I thank the minister for her response and welcome the measures that she set out. She will be aware of the challenges that many part-time fire crew members face in balancing work and home commitments with their duties as firefighters, notably the training requirements, which are a particular challenge in an island community such as Orkney.
Will the minister therefore keep a weather eye on the issue and on any additional training requirements that have to be met in pursuance of the reforms and which make recruitment and retention of retained duty fire crew any more difficult than it already is in Orkney and other rural areas?
Liam McArthur will well know that the challenges that are faced with the retained duty system are not unique to his island, the north or Scotland as a whole, but are shared in many other countries, because people no longer live and work in the same community. I am well aware of the interest that he has shown in ensuring that the vital nature of training is duly recognised and that there is resource available in the northern isles.
I will be happy on this snowy day to keep a weather eye, as Mr McArthur asked me to do, on ensuring that the SFRS maintains its absolute determination to ensure that training is at the fore of its activity.
I understand that the fire service aims to recruit 20 full-time rural firefighter posts each year for the next three years, to reach a total of 60 by the end of 2020. Does the minister share that ambition?
I am happy to say to Maurice Corry that I share the Scottish Fire and Rescue Service’s vision for the transformation of the service. Discussions are on-going with the unions and the workforce as to how exactly that transformation should look. The proposals that are included in its consultation document are interesting, exciting and innovative and I encourage all members and the general public to consider responding to them. There are a lot of exciting and innovative proposals to ensure that our fantastic Scottish Fire and Rescue Service can continue to meet the emerging risks for the 21st century in Scotland.
Police Scotland and British Transport Police (Merger)
To ask the Scottish Government whether it will provide an update on the proposed merger between Police Scotland and the British Transport Police. (S5O-01839)
The Scottish Government is committed to delivering the benefits of a single command structure to provide integrated infrastructure policing in Scotland. The joint programme board that was set up to oversee the integration has been advised by Police Scotland and the British Transport Police Authority that operational aspects of the integration will not be ready by April 2019 as planned. As I set out in Parliament last week, we have therefore agreed that a replanning exercise should take place in the coming months to ensure that all aspects have a clear and realistic delivery plan in place. A safe and secure transition to the full integration of the British Transport Police in Scotland and Police Scotland remains our aim and a clear focus on public safety is paramount.

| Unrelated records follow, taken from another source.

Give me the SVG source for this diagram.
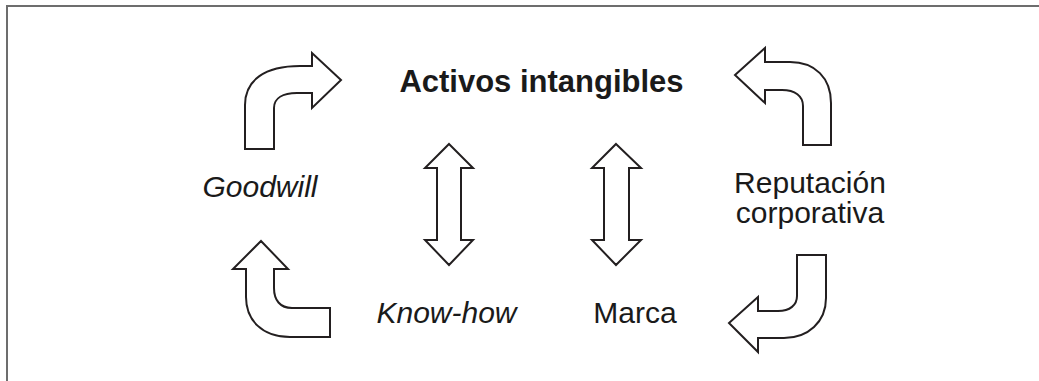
<svg xmlns="http://www.w3.org/2000/svg" width="1039" height="381" viewBox="0 0 1039 381">
<style>
.t{font-family:"Liberation Sans",Arial,sans-serif;font-size:30px;fill:#1a1a1a;text-anchor:middle}
.b{font-weight:bold;font-size:31px}
.i{font-style:italic}
.a{fill:#fff;stroke:#231f20;stroke-width:2;stroke-linejoin:miter}
</style>
<rect width="1039" height="381" fill="#fff"/>
<path d="M7,381 L7,6 L1039,6" fill="none" stroke="#6d6d6d" stroke-width="2"/>
<g id="connectors">
<path class="a" d="M245,149 L245,105 C245,80 265,66 300,66 L312,66 L312,53 L341,80 L312,108 L312,93 L297,93 C283,93 274,98 274,108 L274,149 Z"/>
<path class="a" d="M803,145 L803,106 C803,96 795,90 782,90 L765,90 L765,103 L735,75 L765,48 L765,62 L790,62 C815,62 831,78 831,103 L831,145 Z"/>
<path class="a" d="M261,241 L288,269 L274,269 L274,288 C274,300 280,308 292,308 L330,308 L330,337 L290,337 C262,337 246,320 246,297 L246,269 L233,269 Z"/>
<path class="a" d="M797,255 L826,255 L826,298 C826,322 808,338 784,338 L758,338 L758,352 L729,323 L758,297 L758,311 L778,311 C790,311 797,305 797,296 Z"/>
<path class="a" d="M449,144 L473,168 L461,168 L461,240 L473,240 L449,265 L425,240 L437,240 L437,168 L425,168 Z"/>
<path class="a" d="M616,144 L641,168 L629,168 L629,240 L641,240 L616,265 L592,240 L604,240 L604,168 L592,168 Z"/>
</g>
<g id="activos"><text class="t b" x="541.5" y="92">Activos intangibles</text></g>
<g id="goodwill"><text class="t i" x="260" y="197">Goodwill</text></g>
<g id="reputacion"><text class="t" x="810" y="193">Reputación</text><text class="t" x="810" y="223">corporativa</text></g>
<g id="knowhow"><text class="t i" x="446.5" y="323">Know-how</text></g>
<g id="marca"><text class="t" x="635" y="323">Marca</text></g>
</svg>
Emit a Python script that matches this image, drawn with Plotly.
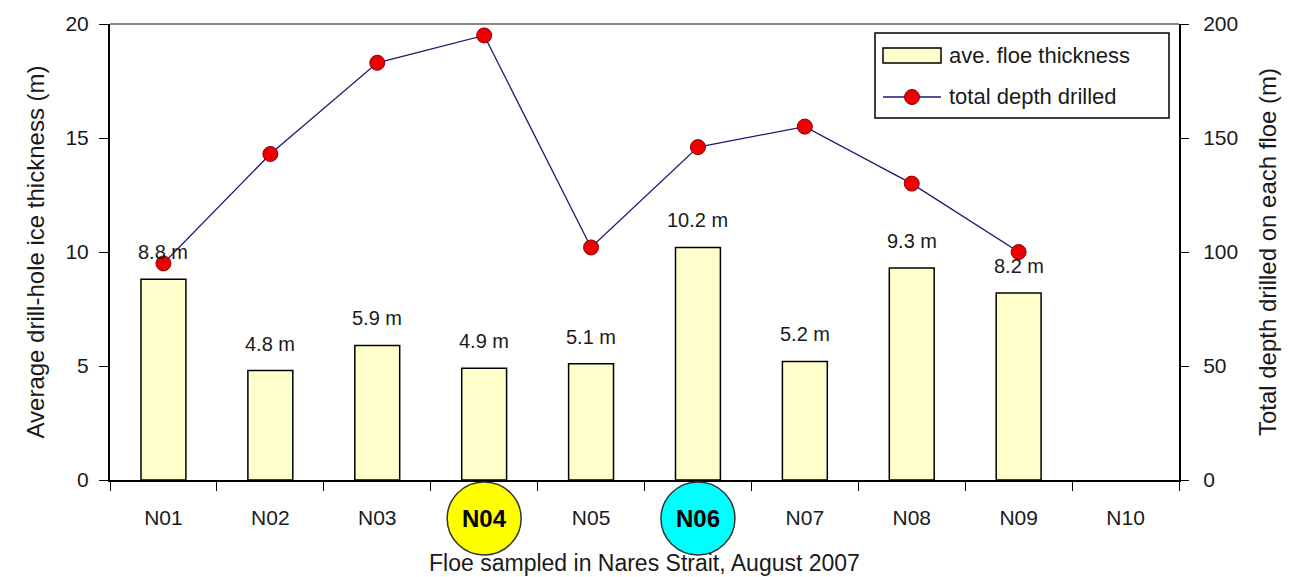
import plotly.graph_objects as go

# Floe data, Nares Strait, August 2007
floes = ["N01", "N02", "N03", "N04", "N05", "N06", "N07", "N08", "N09", "N10"]
thickness = [8.8, 4.8, 5.9, 4.9, 5.1, 10.2, 5.2, 9.3, 8.2, None]      # m
depth_drilled = [95, 143, 183, 195, 102, 146, 155, 130, 100, None]    # m
highlighted = {"N04": "#FFFF00", "N06": "#00FFFF"}

FONT = "Arial, Liberation Sans, sans-serif"
TXT = "#1a1a1a"
BAR_FILL = "#FFFFCC"
LINE_COL = "#1a1a70"
DOT_COL = "#EE0000"
DOT_EDGE = "#880000"

# plot-area geometry in pixels (used to place the hand-drawn legend)
L, R, T, B = 110, 1179, 24, 480


def px(xp):
    return (xp - L) / (R - L)


def py(yp):
    return (B - yp) / (B - T)


fig = go.Figure()

fig.add_trace(go.Bar(
    x=floes, y=thickness, name="ave. floe thickness",
    marker=dict(color=BAR_FILL, line=dict(color="black", width=1.5)),
    width=0.42, yaxis="y", showlegend=False,
))

fig.add_trace(go.Scatter(
    x=floes, y=depth_drilled, name="total depth drilled", mode="lines+markers",
    line=dict(color=LINE_COL, width=1.3),
    marker=dict(color=DOT_COL, size=15, line=dict(color=DOT_EDGE, width=1)),
    yaxis="y2", showlegend=False,
))

# value labels above bars
for f, t in zip(floes, thickness):
    if t is None:
        continue
    fig.add_annotation(x=f, y=t, yref="y", text=f"{t} m", showarrow=False,
                       yanchor="middle", yshift=27,
                       font=dict(family=FONT, size=20, color=TXT))

# highlighted floe labels in coloured circles
tick_text = []
for i, f in enumerate(floes):
    if f in highlighted:
        tick_text.append("")
        fig.add_shape(type="circle", xref="x", yref="paper",
                      xsizemode="pixel", ysizemode="pixel",
                      xanchor=i, yanchor=0, x0=-37, x1=37, y0=-75, y1=-2,
                      fillcolor=highlighted[f], line=dict(color="#333333", width=1.5),
                      layer="above")
        fig.add_annotation(x=f, xref="x", y=0, yref="paper", yshift=-38,
                           text=f"<b>{f}</b>", showarrow=False, yanchor="middle",
                           font=dict(family=FONT, size=24, color="black"))
    else:
        tick_text.append(f)

# grey frame line along the top of the plot area
fig.add_shape(type="line", xref="paper", yref="paper", x0=0, x1=1, y0=1, y1=1,
              line=dict(color="#888888", width=2))

# legend box
fig.add_shape(type="rect", xref="paper", yref="paper",
              x0=px(875), x1=px(1169), y0=py(118), y1=py(33),
              fillcolor="white", line=dict(color="black", width=1.5), layer="above")
# bar entry
fig.add_shape(type="rect", xref="paper", yref="paper",
              x0=px(883), x1=px(941), y0=py(63), y1=py(48),
              fillcolor=BAR_FILL, line=dict(color="black", width=1.5), layer="above")
fig.add_annotation(x=px(947), y=py(55), xref="paper", yref="paper",
                   xanchor="left", yanchor="middle", showarrow=False,
                   text="ave. floe thickness",
                   font=dict(family=FONT, size=22, color=TXT))
# line entry
fig.add_shape(type="line", xref="paper", yref="paper",
              x0=px(883), x1=px(941), y0=py(97), y1=py(97),
              line=dict(color=LINE_COL, width=1.3), layer="above")
fig.add_shape(type="circle", xref="paper", yref="paper",
              xsizemode="pixel", ysizemode="pixel",
              xanchor=px(912), yanchor=py(97), x0=-7.5, x1=7.5, y0=-7.5, y1=7.5,
              fillcolor=DOT_COL, line=dict(color=DOT_EDGE, width=1), layer="above")
fig.add_annotation(x=px(947), y=py(96), xref="paper", yref="paper",
                   xanchor="left", yanchor="middle", showarrow=False,
                   text="total depth drilled",
                   font=dict(family=FONT, size=22, color=TXT))

fig.update_layout(
    width=1291, height=577,
    margin=dict(l=L, r=1291 - R, t=T, b=577 - B),
    paper_bgcolor="white", plot_bgcolor="white",
    font=dict(family=FONT, size=18, color=TXT),
    showlegend=False,
    xaxis=dict(
        type="category", tickmode="array", tickvals=floes, ticktext=tick_text,
        tickson="boundaries", ticks="outside", ticklen=9, tickcolor="black",
        ticklabelstandoff=18, automargin=False,
        showline=True, linecolor="black", linewidth=2,
        showgrid=False, range=[-0.5, 9.5],
        tickfont=dict(family=FONT, size=21, color=TXT),
        title=dict(text="Floe sampled in Nares Strait, August 2007", standoff=27,
                   font=dict(family=FONT, size=23, color=TXT)),
    ),
    yaxis=dict(
        range=[0, 20], dtick=5, ticks="outside", ticklen=9, tickcolor="black",
        ticklabelstandoff=6, automargin=False,
        showline=True, linecolor="black", linewidth=2, showgrid=False, zeroline=False,
        tickfont=dict(family=FONT, size=21, color=TXT),
        title=dict(text="Average drill-hole ice thickness (m)", standoff=14,
                   font=dict(family=FONT, size=24, color=TXT)),
    ),
    yaxis2=dict(
        range=[0, 200], dtick=50, overlaying="y", side="right",
        ticks="outside", ticklen=8, tickcolor="black", ticklabelstandoff=10,
        automargin=False,
        showline=True, linecolor="black", linewidth=2, showgrid=False, zeroline=False,
        tickfont=dict(family=FONT, size=21, color=TXT),
        title=dict(text="Total depth drilled on each floe (m)", standoff=22,
                   font=dict(family=FONT, size=24, color=TXT)),
    ),
    # inner half of the crossing ticks on the right axis
    yaxis3=dict(
        range=[0, 200], dtick=50, overlaying="y", side="right", anchor="x",
        ticks="inside", ticklen=8, tickcolor="black", showticklabels=False,
        automargin=False,
        showline=False, showgrid=False, zeroline=False,
    ),
)

fig.write_html("out.html")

Last week, I asked the cabinet secretary if he would listen to HM Inspectorate of Constabulary in Scotland and be forthcoming about the risks and drawbacks of the merger. He responded:
“The HMICS report came before we had published the explanatory notes and policy memorandum that went with the legislation”—[Official Report, 21 February; c 7.]
However, the Railway Policing (Scotland) Bill was published in December 2016, and the HMICS report took place between February and April 2017. Will the cabinet secretary correct his previous comments? Will he consider commissioning an independent, transparent, arms-length analysis of the merger, as many experts are calling for?
No. As we set out in detail when the bill went through Parliament, the real benefits will come from integrated policing, with the BTP integrated with Police Scotland in a broadly similar way to that which the Conservative Party set out in its manifesto before the last election to integrate the BTP with civil nuclear police and Ministry of Defence policing. I assure Jamie Greene that, in undertaking the replanning exercise, the joint programme board will consider all the key issues that need to be addressed—as it has been doing—to make sure that there are detailed plans in place for the areas where progress still has to be made.
Does the cabinet secretary agree that the Tories’ constant criticism of the decision to merge Police Scotland and the British Transport Police is rank political opportunism and incredibly hypocritical, given that they committed—just as he has said—to merge the Ministry of Defence police and the British Transport Police?
I do not know whether it is for me to point out to the Conservative Party the hypocrisy in the matter, but it stands out, given the party’s manifesto commitment to abolish the BTP—something that they seem to want to conveniently ignore when it suits them. The actions that we are taking, given the policy that has been pursued by the United Kingdom Government to abolish the BTP, are to ensure that we have an appropriate infrastructure for policing in Scotland and to do so with a single command structure to deliver a safe and appropriate service to the travelling public in Scotland on Scottish railways.
Police Scotland Estate (Consultation)
To ask the Scottish Government whether it will provide an update on Police Scotland’s consultation regarding its 53 buildings that are no longer required. (S5O-01840)
Police Scotland undertook a consultation on the disposal of 53 unused police premises across Scotland. That consultation ran from 1 November 2017 to 31 January 2018. Responses are being collated and analysed and will be presented to the Scottish Police Authority board in due course. Responsibility for the police estate sits with the Scottish Police Authority.
I note that five of the 53 premises that are no longer required are in my constituency. Will the cabinet secretary give an assurance that, where there is a desire within the community to take ownership of those buildings, everything will be done to help to facilitate that?
I can confirm that Police Scotland has used its recent consultation on the disposal of unused police properties to raise awareness of the opportunities for community ownership that are provided by the Community Empowerment (Scotland) Act 2015. I and my other colleagues in Government are supportive of the potential benefits that can flow from communities owning land and buildings, and, for that reason, the Government set up the community ownership support service. The member might wish to make her constituents aware of the provisions that are available under the support service, which could assist them in potentially taking over some of those properties. However, Police Scotland remains very open to the possibility of community ownership of some of the properties, where there is a local case to be made for such a transfer to take place.